Relatives of the victims of Bloody Sunday are divided over plans for a march to commemorate the 40th anniversary of the event in Londonderry.
The majority have said they will not take part in the march planned to retrace the route of the ill-fated demonstration where British paratroopers killed 14 civil rights marchers in January 1972.
A public inquiry by Lord Saville declared all the victims to be innocent, prompting an apology from Prime Minister David Cameron in 2010.
While pressure has continued for the prosecution of the soldiers, the Saville findings led a majority of the families to call for an end to the annual commemoration march that they had held for 39 years.

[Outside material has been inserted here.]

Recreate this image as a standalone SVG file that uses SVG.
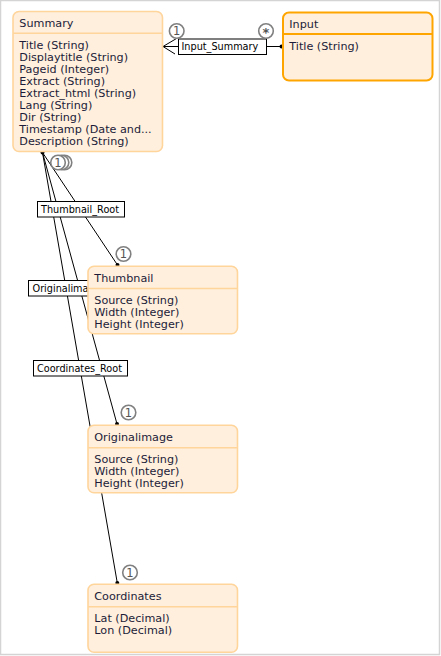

Both sets of families deny a split over the issue and will attend a memorial service at a monument to the victims in Derry's Bogside prior to Sunday's march.
John Kelly, brother of Bloody Sunday victim Michael Kelly, said: "There is a difference of opinion but the vast majority of families decided last year to end the march."
The prominent campaigner said a small number had decided to stage a march. "That's entirely up to them," he said, though he added there would be no repeat of the image of earlier years when large numbers of relatives walked at the head of the event.
Kate Nash, whose teenage brother William died on Bloody Sunday and who backs this year's march, said she was pleased with aspects of the Saville report but believed it should have gone further, especially in regards to the role of military leaders.
She added: "David Cameron's apology, I was so excited about that. I thought there would be prosecutions, but nothing really happened."
Ms Nash said the march would help press for prosecutions but she added that the annual event had also taken on significance for other victims of the Troubles and had become an international beacon for those seeking justice. "It is unique," she said. "And it belongs to the people of Derry."